Monday, September 24, 2012

What Would a Starship Actually Look Like?

Science fiction likes to imagine interstellar vehicles as sleek, aerodynamic ships. But there’s no air in space, and voyaging to the stars will require something that looks much different than an oversized jet.

Concept by Project Icarus
September 20, 2012 6:30 AM

Imagine a starship—a vessel capable of ferrying human beings from one solar system to another. Would it have wings and a cockpit? Or would it look like an aircraft carrier hauled out into the void and fitted with flame-belching rockets and glowing ion drives?

Science fiction has offered us all sorts of visions of interstellar spacecraft, from avian-inspired Klingon birds of prey to hulking masses such as the Borg cube.
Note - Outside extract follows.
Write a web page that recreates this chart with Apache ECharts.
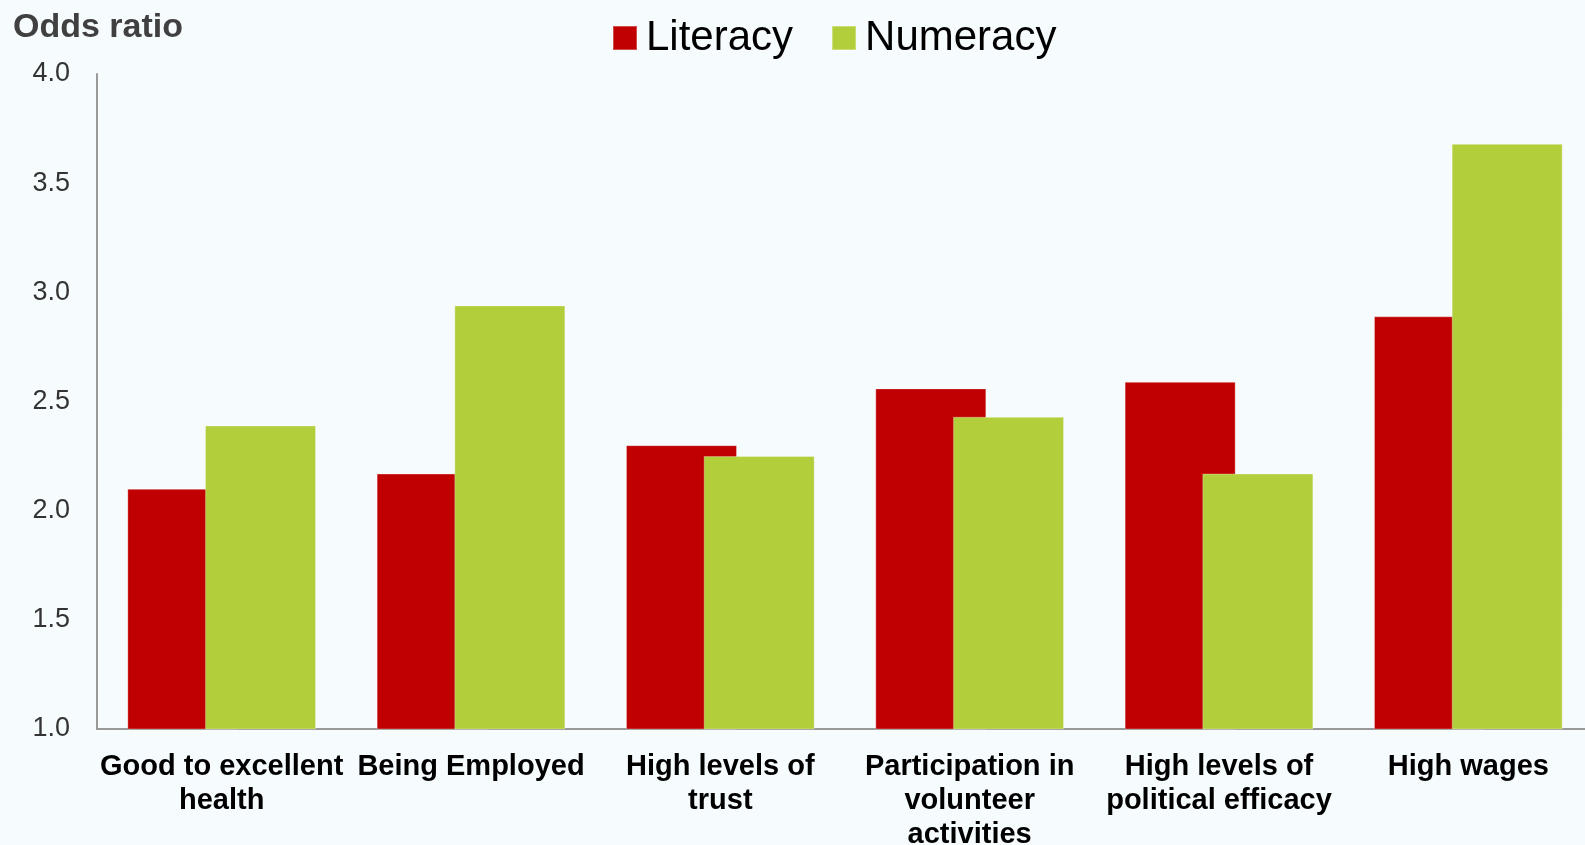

In general, sci-fi leans toward sleek designs with lines borrowed from planes or cars, since those are the kinds of looks we’ve been conditioned to think of as "fast." But if there’s no air in space, why make things aerodynamic? Does it matter what a spacecraft looks like?

Yes, it turns out, and it depends upon what kind of space travel you’re looking to undertake. The reality of starship design is more complex than anything Hollywood has dreamed up and implanted in our collective unconsciousness.

While a manned interstellar mission isn’t exactly on NASA’s upcoming schedule, researchers haven’t abandoned the topic to science fiction. In fact, the 100 Year Starship initiative—which began as a DARPA-funded contest to lay the foundations for a flight across the stars, gathering physicists, entrepreneurs, and anyone seriously interested in long-distance space travel—just finished its annual symposium this past weekend.